Nasa to launch advanced Laser to track change in Earth’s ice
Washington, Aug 24: National Aeronautics and Space Administration (NASA) will on September 15 launch an advanced Laser satellite that will measure the change in Earth's polar caps with unprecedented accuracy.
The most advanced laser instrument will be launched into space which will measure - in unprecedented detail - changes in the heights of Earth's polar ice.

About NASA's ICESat-2
NASA's Ice, Cloud and land Elevation Satellite-2 (ICESat-2) will launch aboard a United Launch Alliance Delta II 7320-10C from Vandenburg Air Force Base in California. It has been in the works for about 10 years. It is the second iteration of this satellite. The first - which used a much less precise laser - was operational from 2003 to 2009 and provided the space agency with elevation data needed to determine the mass balance of Earth's ice sheets, as well as information about cloud properties. It was decommissioned in 2010.

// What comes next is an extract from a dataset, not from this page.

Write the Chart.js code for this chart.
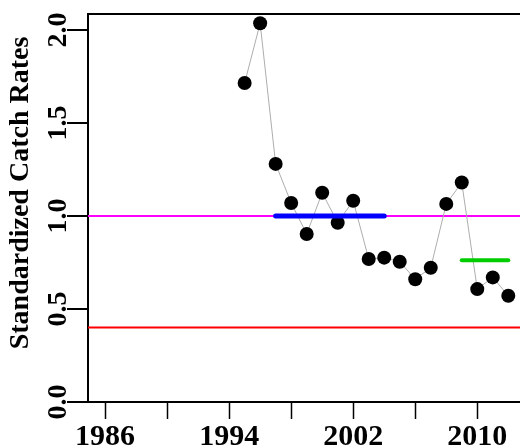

How the ice sheets of Greenland and Antarctica contribute to sea level rise?
The satellite will measure the average annual elevation change of land ice covering Greenland and Antarctica to within the width of a pencil, capturing 60,000 measurements every second.
The $1.1 billion mission "will advance our knowledge of how the ice sheets of Greenland and Antarctica contribute to sea level rise," said Michael Freilich, director of the Earth Science Division in NASA's Science Mission Directorate, in a statement.

Reason behind melting ice sheets and glaciers
Melting ice sheets and glaciers is mainly caused by global warming. It is one of the primary reasons sea level is rising across the globe. Sea level rises an average of .3 centimeters per year, according to NASA researchers, and a study published in conjunction with the European Space Agency in June found that Antarctic ice loss has tripled since 2012, causing sea levels across the globe to rise faster now than ever before in history.

Tracking Ice Melt
Hundreds of billions of tons of land ice melt or flow into the oceans annually, contributing to sea level rise worldwide. In recent years, contributions of melt from the ice sheets of Greenland and Antarctica alone have raised global sea level by more than a millimeter a year, accounting for approximately one-third of observed sea level rise, and the rate is increasing.

How much is the cost of the satellite:
ICESat-2, which cost a little over $1 billion and is about the size of a Smart car, will follow two previous major NASA projects to monitor ice thickness.